Token disambiguation

When two or more tokens can match a given sequence, Logos compute the priority of each pattern (#[token] or #[regex]), and use that priority to decide which pattern should match.

The rule of thumb is:

  • Longer beats shorter.
  • Specific beats generic.

If any two definitions could match the same input, like fast and [a-zA-Z]+ in the example above, it's the longer and more specific definition of Token::Fast that will be the result.

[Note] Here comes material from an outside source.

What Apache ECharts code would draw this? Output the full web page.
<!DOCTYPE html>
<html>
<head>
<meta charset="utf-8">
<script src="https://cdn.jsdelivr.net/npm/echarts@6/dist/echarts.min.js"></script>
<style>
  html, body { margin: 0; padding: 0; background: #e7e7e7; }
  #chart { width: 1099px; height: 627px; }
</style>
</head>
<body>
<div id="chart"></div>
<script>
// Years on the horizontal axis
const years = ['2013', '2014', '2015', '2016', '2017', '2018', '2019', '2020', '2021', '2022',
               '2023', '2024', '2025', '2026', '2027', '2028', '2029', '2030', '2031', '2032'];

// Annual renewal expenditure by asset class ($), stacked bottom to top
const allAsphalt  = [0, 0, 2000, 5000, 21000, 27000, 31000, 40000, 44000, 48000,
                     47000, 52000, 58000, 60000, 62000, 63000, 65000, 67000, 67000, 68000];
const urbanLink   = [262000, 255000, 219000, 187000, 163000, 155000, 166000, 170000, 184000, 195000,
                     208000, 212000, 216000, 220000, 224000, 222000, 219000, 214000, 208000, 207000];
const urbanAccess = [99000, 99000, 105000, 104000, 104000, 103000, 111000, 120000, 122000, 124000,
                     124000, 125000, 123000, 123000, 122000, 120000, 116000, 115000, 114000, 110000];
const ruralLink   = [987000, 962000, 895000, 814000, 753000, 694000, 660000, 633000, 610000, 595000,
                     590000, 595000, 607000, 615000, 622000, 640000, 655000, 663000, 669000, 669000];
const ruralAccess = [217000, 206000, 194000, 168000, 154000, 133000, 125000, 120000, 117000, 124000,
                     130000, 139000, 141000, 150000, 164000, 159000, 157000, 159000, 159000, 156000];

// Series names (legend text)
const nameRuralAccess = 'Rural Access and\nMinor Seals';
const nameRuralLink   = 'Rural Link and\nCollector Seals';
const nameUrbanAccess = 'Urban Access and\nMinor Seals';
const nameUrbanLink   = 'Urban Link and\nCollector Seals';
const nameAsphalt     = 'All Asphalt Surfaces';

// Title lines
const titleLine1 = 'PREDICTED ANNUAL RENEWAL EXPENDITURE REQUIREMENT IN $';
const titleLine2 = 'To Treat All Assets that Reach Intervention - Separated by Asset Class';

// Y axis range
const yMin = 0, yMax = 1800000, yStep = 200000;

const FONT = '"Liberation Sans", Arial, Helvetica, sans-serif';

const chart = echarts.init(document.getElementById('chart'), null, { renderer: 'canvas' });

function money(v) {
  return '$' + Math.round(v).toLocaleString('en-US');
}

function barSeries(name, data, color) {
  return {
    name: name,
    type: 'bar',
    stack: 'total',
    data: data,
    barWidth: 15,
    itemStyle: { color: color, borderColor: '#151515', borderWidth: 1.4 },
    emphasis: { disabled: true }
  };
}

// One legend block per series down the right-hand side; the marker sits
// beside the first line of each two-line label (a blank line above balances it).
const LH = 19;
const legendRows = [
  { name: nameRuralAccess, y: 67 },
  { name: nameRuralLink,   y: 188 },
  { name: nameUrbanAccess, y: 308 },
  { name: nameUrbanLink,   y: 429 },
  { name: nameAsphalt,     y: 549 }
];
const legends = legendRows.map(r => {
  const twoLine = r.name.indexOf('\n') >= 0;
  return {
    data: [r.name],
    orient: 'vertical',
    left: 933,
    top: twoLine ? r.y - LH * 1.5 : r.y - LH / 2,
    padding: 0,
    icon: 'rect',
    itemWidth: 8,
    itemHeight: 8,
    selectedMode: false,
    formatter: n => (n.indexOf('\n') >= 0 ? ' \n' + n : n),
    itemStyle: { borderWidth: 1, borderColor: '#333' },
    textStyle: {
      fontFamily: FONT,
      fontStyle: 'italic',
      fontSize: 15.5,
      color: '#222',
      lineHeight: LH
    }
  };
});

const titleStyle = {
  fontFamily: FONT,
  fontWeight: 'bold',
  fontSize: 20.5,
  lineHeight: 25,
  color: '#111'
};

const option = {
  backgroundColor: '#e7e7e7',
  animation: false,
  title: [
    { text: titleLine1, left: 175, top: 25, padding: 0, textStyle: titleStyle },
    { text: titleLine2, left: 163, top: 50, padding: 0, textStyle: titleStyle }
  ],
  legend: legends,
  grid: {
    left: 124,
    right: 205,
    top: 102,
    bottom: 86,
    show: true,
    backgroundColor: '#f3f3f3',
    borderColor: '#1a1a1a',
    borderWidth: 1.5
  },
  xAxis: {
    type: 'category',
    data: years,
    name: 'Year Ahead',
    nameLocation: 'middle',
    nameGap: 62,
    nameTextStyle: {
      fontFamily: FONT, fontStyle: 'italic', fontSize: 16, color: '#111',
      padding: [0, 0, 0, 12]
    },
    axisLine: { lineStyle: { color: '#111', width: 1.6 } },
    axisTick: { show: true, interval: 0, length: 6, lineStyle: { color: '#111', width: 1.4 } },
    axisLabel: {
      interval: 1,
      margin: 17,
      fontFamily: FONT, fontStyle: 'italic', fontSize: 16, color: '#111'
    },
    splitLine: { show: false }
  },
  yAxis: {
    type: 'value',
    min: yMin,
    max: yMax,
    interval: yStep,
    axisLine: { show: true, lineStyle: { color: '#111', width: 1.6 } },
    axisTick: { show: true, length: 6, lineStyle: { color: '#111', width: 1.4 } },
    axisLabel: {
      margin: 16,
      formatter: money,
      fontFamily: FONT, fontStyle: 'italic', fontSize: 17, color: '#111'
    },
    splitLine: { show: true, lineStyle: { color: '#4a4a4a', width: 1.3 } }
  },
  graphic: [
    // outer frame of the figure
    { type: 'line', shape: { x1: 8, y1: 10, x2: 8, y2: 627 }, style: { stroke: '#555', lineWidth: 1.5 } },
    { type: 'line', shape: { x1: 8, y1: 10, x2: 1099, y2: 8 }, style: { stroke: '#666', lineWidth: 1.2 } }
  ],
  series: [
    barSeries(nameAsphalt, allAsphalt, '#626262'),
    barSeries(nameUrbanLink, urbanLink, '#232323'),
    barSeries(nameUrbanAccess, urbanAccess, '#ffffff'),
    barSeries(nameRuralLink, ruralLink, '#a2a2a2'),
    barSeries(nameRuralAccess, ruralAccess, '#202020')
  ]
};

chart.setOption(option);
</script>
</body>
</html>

This is done by comparing numeric priority attached to each definition. Every consecutive, non-repeating single byte adds 2 to the priority, while every range or regex class adds 1. Loops or optional blocks are ignored, while alternations count the shortest alternative:

  • [a-zA-Z]+ has a priority of 2 (lowest possible), because at minimum it can match a single byte to a class;
  • foobar has a priority of 12;
  • and (foo|hello)(bar)? has a priority of 6, foo being it's shortest possible match.

Generally speaking, equivalent regex patterns have the same priority. E.g., a|b is equivalent to [a-b], and both have a priority of 2.

Info

When two different patterns have the same priority, Logos will issue an compilation error. To prevent this from happening, you can manually set the priority of a given pattern with, e.g., #token("foobar", priority = 20).